* _SHORT EXERCISE_:
Everything from the line containing "Generate a web" down to the line containing "[exportaciones, importaciones, balanza];" is to be returned exactly; include both boundary lines and leave out all others.

(Code that draws figures)

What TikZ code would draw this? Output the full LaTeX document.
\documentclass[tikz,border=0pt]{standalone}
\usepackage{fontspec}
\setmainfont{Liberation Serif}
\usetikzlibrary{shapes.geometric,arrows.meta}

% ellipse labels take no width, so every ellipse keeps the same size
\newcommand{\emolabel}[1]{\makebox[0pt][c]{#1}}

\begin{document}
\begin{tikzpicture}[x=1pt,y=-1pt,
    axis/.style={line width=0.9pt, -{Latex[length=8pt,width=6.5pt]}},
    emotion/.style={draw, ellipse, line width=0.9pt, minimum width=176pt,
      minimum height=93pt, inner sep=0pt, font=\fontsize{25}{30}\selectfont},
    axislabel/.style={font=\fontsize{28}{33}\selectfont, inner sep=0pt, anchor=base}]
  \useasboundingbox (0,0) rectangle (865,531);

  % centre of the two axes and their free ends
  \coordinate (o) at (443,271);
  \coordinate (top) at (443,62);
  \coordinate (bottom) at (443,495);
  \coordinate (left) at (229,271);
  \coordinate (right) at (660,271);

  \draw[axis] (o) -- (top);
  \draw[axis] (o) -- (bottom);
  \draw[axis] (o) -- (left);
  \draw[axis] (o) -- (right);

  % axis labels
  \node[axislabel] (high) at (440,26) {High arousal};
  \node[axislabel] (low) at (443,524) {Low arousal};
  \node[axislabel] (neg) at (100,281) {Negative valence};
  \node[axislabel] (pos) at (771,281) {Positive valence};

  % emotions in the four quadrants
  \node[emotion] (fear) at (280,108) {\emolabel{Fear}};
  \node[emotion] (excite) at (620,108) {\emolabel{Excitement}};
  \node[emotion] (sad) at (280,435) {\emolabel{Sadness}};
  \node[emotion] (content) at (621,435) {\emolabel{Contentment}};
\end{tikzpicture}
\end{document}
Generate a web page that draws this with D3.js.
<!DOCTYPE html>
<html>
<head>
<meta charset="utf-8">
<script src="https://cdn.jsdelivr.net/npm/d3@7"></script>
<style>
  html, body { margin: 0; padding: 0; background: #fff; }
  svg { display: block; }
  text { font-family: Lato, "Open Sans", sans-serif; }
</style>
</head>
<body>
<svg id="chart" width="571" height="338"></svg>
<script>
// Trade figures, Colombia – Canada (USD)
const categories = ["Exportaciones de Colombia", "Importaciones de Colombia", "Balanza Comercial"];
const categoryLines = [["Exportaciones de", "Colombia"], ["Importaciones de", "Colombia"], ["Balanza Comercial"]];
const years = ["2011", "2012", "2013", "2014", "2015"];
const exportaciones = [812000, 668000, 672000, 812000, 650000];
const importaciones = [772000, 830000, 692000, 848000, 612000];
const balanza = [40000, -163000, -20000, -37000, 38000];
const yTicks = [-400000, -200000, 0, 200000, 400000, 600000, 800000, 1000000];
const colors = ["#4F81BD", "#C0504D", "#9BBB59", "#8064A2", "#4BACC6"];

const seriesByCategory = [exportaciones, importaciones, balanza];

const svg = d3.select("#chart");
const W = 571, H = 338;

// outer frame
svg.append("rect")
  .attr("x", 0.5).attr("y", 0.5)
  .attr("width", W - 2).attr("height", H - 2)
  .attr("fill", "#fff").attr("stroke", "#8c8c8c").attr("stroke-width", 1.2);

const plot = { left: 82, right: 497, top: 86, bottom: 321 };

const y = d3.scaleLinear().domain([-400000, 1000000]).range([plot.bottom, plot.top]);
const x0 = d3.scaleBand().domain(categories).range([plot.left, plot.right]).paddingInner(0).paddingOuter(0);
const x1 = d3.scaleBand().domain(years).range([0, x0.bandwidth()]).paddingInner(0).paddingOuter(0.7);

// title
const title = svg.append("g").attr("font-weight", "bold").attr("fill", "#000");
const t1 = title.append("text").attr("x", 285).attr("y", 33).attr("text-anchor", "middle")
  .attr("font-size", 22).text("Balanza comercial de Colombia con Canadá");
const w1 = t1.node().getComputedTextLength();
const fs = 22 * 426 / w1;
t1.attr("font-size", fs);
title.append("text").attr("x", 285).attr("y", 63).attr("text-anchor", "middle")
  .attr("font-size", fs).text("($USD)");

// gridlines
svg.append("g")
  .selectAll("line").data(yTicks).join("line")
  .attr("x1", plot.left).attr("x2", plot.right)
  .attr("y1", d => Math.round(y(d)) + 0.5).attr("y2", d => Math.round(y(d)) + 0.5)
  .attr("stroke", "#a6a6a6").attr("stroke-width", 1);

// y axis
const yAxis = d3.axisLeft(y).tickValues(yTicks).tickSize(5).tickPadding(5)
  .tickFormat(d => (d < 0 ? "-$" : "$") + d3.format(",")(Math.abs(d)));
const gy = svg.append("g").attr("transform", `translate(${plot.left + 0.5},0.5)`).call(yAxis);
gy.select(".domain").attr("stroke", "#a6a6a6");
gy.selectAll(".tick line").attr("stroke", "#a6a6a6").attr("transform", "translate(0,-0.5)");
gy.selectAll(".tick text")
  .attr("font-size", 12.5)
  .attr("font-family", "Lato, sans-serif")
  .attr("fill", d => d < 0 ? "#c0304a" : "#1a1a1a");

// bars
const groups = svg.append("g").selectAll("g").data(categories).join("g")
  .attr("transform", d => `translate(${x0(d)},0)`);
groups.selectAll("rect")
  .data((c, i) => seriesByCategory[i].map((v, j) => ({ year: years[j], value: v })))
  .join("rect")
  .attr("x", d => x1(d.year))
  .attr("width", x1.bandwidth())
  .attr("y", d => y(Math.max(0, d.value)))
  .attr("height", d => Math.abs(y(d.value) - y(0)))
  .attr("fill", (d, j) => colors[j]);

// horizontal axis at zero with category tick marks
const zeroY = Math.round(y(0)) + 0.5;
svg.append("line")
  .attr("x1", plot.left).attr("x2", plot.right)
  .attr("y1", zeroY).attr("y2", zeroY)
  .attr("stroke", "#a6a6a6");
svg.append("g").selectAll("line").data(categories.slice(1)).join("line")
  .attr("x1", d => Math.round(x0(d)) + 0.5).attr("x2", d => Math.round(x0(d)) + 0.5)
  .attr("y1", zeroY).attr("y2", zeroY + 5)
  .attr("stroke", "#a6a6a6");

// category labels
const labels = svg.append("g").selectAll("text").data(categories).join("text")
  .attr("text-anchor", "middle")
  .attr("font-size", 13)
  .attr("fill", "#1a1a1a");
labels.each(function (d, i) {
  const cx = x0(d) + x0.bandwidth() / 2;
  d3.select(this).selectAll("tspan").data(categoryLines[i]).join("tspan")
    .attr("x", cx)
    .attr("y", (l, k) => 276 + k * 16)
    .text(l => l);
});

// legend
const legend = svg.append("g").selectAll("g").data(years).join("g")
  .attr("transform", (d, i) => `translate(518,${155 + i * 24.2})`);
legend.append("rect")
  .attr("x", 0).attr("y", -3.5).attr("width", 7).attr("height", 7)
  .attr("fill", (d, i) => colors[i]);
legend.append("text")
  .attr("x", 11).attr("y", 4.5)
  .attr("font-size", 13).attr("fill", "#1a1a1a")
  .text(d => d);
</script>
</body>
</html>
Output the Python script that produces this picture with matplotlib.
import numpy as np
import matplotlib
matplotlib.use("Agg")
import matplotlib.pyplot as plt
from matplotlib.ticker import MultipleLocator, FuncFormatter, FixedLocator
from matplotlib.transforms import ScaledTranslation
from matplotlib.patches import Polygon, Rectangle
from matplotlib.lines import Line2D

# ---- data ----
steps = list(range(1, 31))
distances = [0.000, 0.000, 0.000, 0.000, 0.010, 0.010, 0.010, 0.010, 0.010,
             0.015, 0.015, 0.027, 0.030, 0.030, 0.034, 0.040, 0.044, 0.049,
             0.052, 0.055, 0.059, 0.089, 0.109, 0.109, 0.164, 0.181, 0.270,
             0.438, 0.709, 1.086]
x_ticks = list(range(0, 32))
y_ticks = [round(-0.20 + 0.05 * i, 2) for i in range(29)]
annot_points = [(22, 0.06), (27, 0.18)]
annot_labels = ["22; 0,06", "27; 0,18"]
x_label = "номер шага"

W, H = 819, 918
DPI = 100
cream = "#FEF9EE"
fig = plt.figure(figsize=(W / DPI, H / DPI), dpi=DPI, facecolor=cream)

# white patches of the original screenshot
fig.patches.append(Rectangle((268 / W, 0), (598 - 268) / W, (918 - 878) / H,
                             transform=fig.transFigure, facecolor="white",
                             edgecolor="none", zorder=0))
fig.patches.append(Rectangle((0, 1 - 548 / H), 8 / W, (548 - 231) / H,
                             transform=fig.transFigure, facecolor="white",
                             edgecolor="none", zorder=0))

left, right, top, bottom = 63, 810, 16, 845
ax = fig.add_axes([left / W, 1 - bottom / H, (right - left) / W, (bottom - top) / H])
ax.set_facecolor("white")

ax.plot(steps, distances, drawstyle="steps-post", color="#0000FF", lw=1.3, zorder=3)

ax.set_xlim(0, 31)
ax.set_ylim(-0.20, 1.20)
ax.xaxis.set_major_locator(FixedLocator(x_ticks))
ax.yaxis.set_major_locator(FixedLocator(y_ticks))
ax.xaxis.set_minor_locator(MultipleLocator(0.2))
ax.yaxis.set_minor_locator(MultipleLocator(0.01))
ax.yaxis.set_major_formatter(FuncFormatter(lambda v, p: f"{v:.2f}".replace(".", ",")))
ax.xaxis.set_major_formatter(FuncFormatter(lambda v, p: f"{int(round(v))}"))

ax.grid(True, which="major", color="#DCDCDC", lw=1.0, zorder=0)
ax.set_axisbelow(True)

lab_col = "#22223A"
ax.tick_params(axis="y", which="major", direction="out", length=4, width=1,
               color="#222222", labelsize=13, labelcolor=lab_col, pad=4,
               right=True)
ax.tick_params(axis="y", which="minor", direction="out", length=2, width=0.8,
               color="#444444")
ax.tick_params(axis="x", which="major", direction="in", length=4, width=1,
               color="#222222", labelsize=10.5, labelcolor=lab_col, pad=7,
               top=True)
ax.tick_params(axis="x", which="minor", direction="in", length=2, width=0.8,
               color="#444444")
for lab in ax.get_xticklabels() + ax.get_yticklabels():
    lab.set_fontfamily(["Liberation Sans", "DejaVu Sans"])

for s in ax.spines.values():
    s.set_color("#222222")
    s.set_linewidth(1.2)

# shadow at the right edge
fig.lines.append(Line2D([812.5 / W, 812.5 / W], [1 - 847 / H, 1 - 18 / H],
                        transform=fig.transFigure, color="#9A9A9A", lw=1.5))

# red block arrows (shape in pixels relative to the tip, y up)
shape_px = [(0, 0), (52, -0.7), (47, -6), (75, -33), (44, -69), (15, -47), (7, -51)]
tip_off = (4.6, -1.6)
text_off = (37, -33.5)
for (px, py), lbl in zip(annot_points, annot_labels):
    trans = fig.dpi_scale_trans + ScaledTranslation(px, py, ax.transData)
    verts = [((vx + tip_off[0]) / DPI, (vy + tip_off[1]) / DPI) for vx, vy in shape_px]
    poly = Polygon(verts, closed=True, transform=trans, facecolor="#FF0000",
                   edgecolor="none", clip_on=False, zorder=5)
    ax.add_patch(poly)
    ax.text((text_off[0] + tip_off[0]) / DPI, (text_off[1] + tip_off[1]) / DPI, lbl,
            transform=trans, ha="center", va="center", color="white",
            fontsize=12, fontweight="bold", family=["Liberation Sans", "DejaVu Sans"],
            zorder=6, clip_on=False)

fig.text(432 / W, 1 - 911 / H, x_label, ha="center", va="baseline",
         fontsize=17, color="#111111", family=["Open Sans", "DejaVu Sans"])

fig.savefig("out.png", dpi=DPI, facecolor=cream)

---

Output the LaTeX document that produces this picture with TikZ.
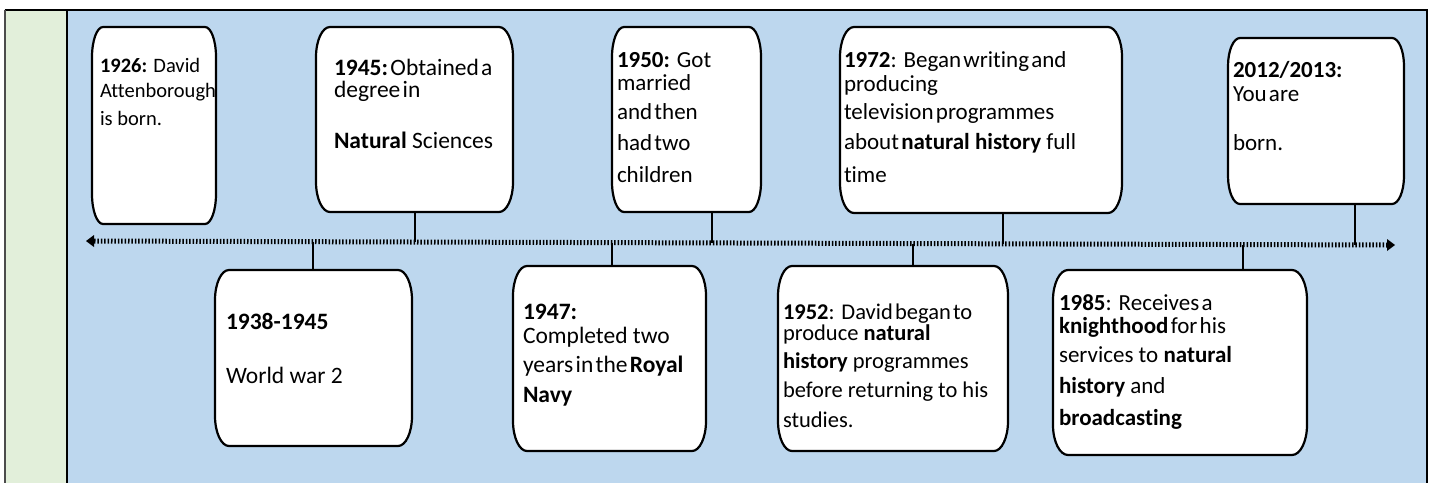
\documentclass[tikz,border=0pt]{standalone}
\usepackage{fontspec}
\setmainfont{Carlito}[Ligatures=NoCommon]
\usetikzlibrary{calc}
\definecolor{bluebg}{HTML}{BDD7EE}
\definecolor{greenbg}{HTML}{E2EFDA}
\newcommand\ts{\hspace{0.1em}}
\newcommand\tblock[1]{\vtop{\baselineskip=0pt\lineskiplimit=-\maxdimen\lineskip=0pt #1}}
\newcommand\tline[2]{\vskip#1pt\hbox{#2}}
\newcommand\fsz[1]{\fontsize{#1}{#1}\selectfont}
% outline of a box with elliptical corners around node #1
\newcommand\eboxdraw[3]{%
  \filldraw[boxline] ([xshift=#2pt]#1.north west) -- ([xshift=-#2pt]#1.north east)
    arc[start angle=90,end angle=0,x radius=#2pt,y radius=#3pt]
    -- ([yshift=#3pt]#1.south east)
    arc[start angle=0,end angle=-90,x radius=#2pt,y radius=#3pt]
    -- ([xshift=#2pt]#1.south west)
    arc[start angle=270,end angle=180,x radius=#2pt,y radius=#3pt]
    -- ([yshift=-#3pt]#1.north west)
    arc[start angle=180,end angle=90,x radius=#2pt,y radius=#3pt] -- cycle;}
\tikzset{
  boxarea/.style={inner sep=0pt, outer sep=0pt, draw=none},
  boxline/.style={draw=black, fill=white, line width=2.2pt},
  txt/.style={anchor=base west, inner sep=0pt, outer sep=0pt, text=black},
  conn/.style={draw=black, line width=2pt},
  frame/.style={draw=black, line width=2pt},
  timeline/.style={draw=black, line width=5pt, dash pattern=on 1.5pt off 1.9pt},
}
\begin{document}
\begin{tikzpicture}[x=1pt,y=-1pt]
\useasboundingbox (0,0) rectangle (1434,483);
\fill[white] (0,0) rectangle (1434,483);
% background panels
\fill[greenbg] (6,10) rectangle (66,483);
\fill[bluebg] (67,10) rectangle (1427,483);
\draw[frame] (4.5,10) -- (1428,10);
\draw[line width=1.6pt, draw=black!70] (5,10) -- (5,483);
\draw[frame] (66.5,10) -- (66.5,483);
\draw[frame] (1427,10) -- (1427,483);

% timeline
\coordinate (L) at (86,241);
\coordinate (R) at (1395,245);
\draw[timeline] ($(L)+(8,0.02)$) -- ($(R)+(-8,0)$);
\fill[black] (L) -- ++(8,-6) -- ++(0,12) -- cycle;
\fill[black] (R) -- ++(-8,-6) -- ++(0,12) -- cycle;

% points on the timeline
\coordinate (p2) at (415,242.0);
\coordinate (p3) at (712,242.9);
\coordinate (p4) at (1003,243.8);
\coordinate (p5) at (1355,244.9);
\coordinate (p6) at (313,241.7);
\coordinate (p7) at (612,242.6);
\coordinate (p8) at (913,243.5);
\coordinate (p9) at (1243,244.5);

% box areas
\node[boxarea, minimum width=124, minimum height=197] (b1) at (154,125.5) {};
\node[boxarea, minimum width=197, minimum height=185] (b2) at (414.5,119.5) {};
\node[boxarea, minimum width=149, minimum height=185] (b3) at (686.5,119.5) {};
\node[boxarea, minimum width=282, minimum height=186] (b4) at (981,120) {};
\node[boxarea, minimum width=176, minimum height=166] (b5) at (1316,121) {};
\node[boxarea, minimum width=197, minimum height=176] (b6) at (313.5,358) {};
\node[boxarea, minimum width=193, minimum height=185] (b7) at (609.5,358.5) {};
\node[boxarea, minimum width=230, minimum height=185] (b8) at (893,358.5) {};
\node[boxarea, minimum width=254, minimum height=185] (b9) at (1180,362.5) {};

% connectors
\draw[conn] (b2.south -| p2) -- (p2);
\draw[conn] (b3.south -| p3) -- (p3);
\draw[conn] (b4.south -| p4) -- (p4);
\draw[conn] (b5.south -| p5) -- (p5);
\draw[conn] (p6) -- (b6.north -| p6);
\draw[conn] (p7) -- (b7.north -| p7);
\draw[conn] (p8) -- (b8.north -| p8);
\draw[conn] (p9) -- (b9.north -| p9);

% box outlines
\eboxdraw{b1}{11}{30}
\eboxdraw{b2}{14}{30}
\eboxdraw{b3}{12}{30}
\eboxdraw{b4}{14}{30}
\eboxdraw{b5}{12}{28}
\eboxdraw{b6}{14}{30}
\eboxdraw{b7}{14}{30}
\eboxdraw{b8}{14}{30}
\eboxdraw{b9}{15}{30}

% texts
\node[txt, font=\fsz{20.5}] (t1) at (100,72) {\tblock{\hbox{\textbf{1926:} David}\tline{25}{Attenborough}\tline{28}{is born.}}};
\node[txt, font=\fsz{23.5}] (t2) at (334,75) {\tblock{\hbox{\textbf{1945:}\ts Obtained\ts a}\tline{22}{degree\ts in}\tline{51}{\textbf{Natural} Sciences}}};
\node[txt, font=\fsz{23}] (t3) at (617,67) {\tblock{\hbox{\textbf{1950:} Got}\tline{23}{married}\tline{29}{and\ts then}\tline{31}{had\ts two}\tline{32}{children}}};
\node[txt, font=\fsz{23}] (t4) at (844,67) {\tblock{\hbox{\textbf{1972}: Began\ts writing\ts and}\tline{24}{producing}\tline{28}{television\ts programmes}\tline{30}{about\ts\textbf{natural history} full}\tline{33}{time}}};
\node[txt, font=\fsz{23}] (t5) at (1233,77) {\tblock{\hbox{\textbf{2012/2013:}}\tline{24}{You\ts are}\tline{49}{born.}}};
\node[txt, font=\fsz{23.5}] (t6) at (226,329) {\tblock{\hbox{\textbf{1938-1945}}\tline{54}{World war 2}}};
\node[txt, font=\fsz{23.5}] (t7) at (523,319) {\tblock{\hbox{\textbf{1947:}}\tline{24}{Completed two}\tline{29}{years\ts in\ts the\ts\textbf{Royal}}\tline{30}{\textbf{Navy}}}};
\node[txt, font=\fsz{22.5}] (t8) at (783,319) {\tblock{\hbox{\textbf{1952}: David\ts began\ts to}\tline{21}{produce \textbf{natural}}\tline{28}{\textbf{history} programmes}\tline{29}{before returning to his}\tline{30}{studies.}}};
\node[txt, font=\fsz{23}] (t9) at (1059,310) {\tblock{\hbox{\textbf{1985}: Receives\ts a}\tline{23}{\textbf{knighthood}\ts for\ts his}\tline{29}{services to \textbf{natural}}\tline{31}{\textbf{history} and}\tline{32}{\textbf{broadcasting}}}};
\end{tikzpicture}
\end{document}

==

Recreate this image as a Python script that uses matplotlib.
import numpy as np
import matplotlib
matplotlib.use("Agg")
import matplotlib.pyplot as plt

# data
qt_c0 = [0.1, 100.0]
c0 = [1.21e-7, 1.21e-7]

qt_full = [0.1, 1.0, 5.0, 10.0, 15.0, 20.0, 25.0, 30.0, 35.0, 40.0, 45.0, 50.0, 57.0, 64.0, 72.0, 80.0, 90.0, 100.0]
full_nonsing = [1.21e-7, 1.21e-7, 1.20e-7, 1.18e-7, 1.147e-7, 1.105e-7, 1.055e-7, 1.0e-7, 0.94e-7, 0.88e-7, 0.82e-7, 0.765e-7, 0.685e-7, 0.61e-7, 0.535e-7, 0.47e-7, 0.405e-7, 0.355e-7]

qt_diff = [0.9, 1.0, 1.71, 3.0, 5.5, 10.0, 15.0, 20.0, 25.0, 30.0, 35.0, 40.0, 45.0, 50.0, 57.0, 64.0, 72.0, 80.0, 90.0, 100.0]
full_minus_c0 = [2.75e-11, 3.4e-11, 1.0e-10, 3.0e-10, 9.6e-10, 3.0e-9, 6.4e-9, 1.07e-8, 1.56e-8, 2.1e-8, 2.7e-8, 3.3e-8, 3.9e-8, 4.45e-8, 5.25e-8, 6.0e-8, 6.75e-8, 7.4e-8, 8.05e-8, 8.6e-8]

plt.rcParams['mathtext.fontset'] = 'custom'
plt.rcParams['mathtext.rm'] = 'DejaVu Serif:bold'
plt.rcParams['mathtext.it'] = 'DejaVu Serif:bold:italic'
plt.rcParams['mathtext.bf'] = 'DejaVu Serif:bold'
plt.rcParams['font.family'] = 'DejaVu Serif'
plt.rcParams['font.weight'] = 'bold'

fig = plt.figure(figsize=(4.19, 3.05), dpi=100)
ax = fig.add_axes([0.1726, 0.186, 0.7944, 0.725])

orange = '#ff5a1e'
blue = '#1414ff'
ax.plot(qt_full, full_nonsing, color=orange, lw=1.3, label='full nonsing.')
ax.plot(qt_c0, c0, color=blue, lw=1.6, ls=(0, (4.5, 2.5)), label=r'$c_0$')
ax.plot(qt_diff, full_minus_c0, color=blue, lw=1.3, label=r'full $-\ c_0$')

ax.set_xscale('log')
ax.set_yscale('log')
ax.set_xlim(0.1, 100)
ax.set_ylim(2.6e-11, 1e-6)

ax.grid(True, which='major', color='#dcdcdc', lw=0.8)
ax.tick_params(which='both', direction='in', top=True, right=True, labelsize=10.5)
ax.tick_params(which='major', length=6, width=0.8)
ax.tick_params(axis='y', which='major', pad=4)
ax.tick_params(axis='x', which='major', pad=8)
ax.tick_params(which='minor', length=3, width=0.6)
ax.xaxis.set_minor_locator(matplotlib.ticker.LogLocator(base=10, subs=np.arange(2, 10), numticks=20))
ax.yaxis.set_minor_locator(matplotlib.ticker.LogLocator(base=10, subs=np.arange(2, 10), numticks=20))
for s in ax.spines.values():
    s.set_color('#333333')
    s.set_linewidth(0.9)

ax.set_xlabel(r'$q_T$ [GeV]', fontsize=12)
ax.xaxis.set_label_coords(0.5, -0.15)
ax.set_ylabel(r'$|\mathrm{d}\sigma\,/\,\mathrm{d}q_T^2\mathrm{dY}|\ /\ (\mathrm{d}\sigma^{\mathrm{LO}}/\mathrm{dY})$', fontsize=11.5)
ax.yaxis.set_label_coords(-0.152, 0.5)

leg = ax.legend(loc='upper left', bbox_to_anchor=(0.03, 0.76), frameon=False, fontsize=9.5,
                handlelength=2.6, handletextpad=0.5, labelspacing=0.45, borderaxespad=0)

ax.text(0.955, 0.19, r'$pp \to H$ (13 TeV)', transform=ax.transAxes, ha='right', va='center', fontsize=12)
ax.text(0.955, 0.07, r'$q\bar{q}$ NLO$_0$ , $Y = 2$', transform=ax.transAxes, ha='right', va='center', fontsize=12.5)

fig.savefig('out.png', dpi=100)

* _OUTPUT OF THE EXERCISE_:
Generate a web page that draws this with D3.js.
<!DOCTYPE html>
<html>
<head>
<meta charset="utf-8">
<script src="https://cdn.jsdelivr.net/npm/d3@7"></script>
<style>
  html, body { margin: 0; padding: 0; background: #fff; }
  svg { display: block; }
  text { font-family: Lato, "Open Sans", sans-serif; }
</style>
</head>
<body>
<svg id="chart" width="571" height="338"></svg>
<script>
// Trade figures, Colombia – Canada (USD)
const categories = ["Exportaciones de Colombia", "Importaciones de Colombia", "Balanza Comercial"];
const categoryLines = [["Exportaciones de", "Colombia"], ["Importaciones de", "Colombia"], ["Balanza Comercial"]];
const years = ["2011", "2012", "2013", "2014", "2015"];
const exportaciones = [812000, 668000, 672000, 812000, 650000];
const importaciones = [772000, 830000, 692000, 848000, 612000];
const balanza = [40000, -163000, -20000, -37000, 38000];
const yTicks = [-400000, -200000, 0, 200000, 400000, 600000, 800000, 1000000];
const colors = ["#4F81BD", "#C0504D", "#9BBB59", "#8064A2", "#4BACC6"];

const seriesByCategory = [exportaciones, importaciones, balanza];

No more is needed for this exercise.